> **TASK PROMPT**: From the listing that follows, output everything exactly except the pictures.

+++++

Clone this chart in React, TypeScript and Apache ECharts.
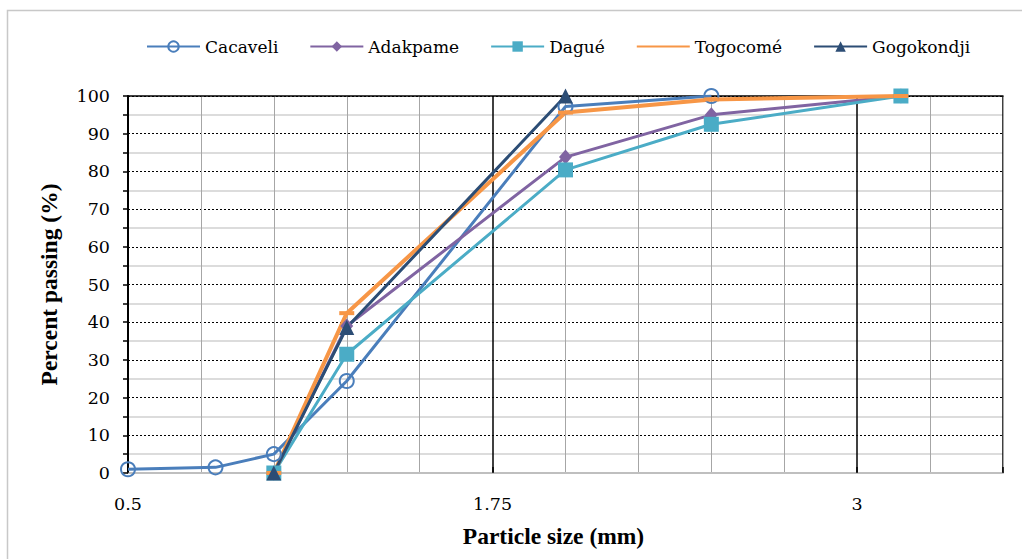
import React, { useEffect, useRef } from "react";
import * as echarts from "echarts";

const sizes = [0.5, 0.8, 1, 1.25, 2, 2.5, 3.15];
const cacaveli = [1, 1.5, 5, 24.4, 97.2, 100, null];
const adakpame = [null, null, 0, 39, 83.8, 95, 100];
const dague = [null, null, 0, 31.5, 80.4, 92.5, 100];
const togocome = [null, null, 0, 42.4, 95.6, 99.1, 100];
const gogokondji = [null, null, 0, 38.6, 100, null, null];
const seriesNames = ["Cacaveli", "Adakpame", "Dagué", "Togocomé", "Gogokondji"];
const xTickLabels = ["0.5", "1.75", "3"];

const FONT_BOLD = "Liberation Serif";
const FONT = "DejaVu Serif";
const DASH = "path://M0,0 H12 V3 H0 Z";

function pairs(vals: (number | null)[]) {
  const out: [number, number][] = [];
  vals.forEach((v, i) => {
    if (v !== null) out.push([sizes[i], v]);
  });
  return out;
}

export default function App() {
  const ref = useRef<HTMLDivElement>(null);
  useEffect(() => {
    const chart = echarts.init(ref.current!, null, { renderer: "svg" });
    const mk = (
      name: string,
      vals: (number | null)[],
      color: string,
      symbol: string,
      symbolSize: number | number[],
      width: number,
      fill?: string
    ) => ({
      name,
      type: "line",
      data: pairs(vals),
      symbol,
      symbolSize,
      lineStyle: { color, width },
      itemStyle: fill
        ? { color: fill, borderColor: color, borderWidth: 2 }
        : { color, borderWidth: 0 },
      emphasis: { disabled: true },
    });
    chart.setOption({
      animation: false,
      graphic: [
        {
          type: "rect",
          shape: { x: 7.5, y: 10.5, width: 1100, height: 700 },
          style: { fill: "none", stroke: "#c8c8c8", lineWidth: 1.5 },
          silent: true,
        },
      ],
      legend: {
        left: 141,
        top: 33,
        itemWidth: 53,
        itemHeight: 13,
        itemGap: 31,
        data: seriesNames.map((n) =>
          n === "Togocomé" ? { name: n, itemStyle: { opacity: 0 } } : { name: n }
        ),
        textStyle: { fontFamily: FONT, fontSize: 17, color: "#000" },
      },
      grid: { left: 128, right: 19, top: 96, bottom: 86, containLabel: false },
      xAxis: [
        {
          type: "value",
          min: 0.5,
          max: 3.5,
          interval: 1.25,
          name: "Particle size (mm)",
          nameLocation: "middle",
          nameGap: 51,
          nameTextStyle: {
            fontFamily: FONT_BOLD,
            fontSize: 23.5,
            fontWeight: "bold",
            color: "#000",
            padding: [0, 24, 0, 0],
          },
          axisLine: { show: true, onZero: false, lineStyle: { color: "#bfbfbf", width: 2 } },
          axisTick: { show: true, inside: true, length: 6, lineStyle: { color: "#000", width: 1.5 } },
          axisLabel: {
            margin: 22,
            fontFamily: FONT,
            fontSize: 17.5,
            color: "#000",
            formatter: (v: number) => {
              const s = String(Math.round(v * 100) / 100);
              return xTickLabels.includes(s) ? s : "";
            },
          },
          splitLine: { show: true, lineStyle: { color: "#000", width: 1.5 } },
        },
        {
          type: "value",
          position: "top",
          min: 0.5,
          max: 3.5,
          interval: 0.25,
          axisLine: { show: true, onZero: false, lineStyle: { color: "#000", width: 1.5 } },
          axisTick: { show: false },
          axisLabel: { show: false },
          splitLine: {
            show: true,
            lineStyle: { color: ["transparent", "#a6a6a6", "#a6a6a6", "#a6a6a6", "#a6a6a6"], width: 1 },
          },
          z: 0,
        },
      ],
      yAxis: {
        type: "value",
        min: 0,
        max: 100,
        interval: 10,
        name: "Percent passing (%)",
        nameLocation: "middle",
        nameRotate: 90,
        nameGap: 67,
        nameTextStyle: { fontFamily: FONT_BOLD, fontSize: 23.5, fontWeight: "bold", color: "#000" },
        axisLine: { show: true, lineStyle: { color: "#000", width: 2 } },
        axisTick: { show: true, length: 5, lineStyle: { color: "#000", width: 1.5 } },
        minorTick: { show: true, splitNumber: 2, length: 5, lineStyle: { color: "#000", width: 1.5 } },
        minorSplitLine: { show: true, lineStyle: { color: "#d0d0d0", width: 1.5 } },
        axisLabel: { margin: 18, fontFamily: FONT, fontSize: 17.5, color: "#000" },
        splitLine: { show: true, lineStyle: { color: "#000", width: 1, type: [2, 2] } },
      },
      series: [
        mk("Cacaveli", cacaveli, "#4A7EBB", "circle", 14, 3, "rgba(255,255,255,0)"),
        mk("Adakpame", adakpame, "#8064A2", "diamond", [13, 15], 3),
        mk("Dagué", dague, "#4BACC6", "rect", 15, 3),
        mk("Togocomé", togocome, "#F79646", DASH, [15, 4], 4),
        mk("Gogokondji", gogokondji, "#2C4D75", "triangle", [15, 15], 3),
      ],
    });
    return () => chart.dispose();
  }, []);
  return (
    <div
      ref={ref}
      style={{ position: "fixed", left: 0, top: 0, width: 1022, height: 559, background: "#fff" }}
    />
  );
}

+++++

> **OUTPUT OF THE EXERCISE**:
Clone this chart in React, TypeScript and Apache ECharts.
import React, { useEffect, useRef } from "react";
import * as echarts from "echarts";

const sizes = [0.5, 0.8, 1, 1.25, 2, 2.5, 3.15];
const cacaveli = [1, 1.5, 5, 24.4, 97.2, 100, null];
const adakpame = [null, null, 0, 39, 83.8, 95, 100];
const dague = [null, null, 0, 31.5, 80.4, 92.5, 100];
const togocome = [null, null, 0, 42.4, 95.6, 99.1, 100];
const gogokondji = [null, null, 0, 38.6, 100, null, null];
const seriesNames = ["Cacaveli", "Adakpame", "Dagué", "Togocomé", "Gogokondji"];
const xTickLabels = ["0.5", "1.75", "3"];

const FONT_BOLD = "Liberation Serif";
const FONT = "DejaVu Serif";
const DASH = "path://M0,0 H12 V3 H0 Z";

function pairs(vals: (number | null)[]) {
  const out: [number, number][] = [];
  vals.forEach((v, i) => {
    if (v !== null) out.push([sizes[i], v]);
  });
  return out;
}

export default function App() {
  const ref = useRef<HTMLDivElement>(null);
  useEffect(() => {
    const chart = echarts.init(ref.current!, null, { renderer: "svg" });
    const mk = (
      name: string,
      vals: (number | null)[],
      color: string,
      symbol: string,
      symbolSize: number | number[],
      width: number,
      fill?: string
    ) => ({
      name,
      type: "line",
      data: pairs(vals),
      symbol,
      symbolSize,
      lineStyle: { color, width },
      itemStyle: fill
        ? { color: fill, borderColor: color, borderWidth: 2 }
        : { color, borderWidth: 0 },
      emphasis: { disabled: true },
    });
    chart.setOption({
      animation: false,
      graphic: [
        {
          type: "rect",
          shape: { x: 7.5, y: 10.5, width: 1100, height: 700 },
          style: { fill: "none", stroke: "#c8c8c8", lineWidth: 1.5 },
          silent: true,
        },
      ],
      legend: {
        left: 141,
        top: 33,
        itemWidth: 53,
        itemHeight: 13,
        itemGap: 31,
        data: seriesNames.map((n) =>
          n === "Togocomé" ? { name: n, itemStyle: { opacity: 0 } } : { name: n }
        ),
        textStyle: { fontFamily: FONT, fontSize: 17, color: "#000" },
      },
      grid: { left: 128, right: 19, top: 96, bottom: 86, containLabel: false },
      xAxis: [
        {
          type: "value",
          min: 0.5,
          max: 3.5,
          interval: 1.25,
          name: "Particle size (mm)",
          nameLocation: "middle",
          nameGap: 51,
          nameTextStyle: {
            fontFamily: FONT_BOLD,
            fontSize: 23.5,
            fontWeight: "bold",
            color: "#000",
            padding: [0, 24, 0, 0],
          },
          axisLine: { show: true, onZero: false, lineStyle: { color: "#bfbfbf", width: 2 } },
          axisTick: { show: true, inside: true, length: 6, lineStyle: { color: "#000", width: 1.5 } },
          axisLabel: {
            margin: 22,
            fontFamily: FONT,
            fontSize: 17.5,
            color: "#000",
            formatter: (v: number) => {
              const s = String(Math.round(v * 100) / 100);
              return xTickLabels.includes(s) ? s : "";
            },
          },
          splitLine: { show: true, lineStyle: { color: "#000", width: 1.5 } },
        },
        {
          type: "value",
          position: "top",
          min: 0.5,
          max: 3.5,
          interval: 0.25,
          axisLine: { show: true, onZero: false, lineStyle: { color: "#000", width: 1.5 } },
          axisTick: { show: false },
          axisLabel: { show: false },
          splitLine: {
            show: true,
            lineStyle: { color: ["transparent", "#a6a6a6", "#a6a6a6", "#a6a6a6", "#a6a6a6"], width: 1 },
          },
          z: 0,
        },
      ],
      yAxis: {
        type: "value",
        min: 0,
        max: 100,
        interval: 10,
        name: "Percent passing (%)",
        nameLocation: "middle",
        nameRotate: 90,
        nameGap: 67,
        nameTextStyle: { fontFamily: FONT_BOLD, fontSize: 23.5, fontWeight: "bold", color: "#000" },
        axisLine: { show: true, lineStyle: { color: "#000", width: 2 } },
        axisTick: { show: true, length: 5, lineStyle: { color: "#000", width: 1.5 } },
        minorTick: { show: true, splitNumber: 2, length: 5, lineStyle: { color: "#000", width: 1.5 } },
        minorSplitLine: { show: true, lineStyle: { color: "#d0d0d0", width: 1.5 } },
        axisLabel: { margin: 18, fontFamily: FONT, fontSize: 17.5, color: "#000" },
        splitLine: { show: true, lineStyle: { color: "#000", width: 1, type: [2, 2] } },
      },
      series: [
        mk("Cacaveli", cacaveli, "#4A7EBB", "circle", 14, 3, "rgba(255,255,255,0)"),
        mk("Adakpame", adakpame, "#8064A2", "diamond", [13, 15], 3),
        mk("Dagué", dague, "#4BACC6", "rect", 15, 3),
        mk("Togocomé", togocome, "#F79646", DASH, [15, 4], 4),
        mk("Gogokondji", gogokondji, "#2C4D75", "triangle", [15, 15], 3),
      ],
    });
    return () => chart.dispose();
  }, []);
  return (
    <div
      ref={ref}
      style={{ position: "fixed", left: 0, top: 0, width: 1022, height: 559, background: "#fff" }}
    />
  );
}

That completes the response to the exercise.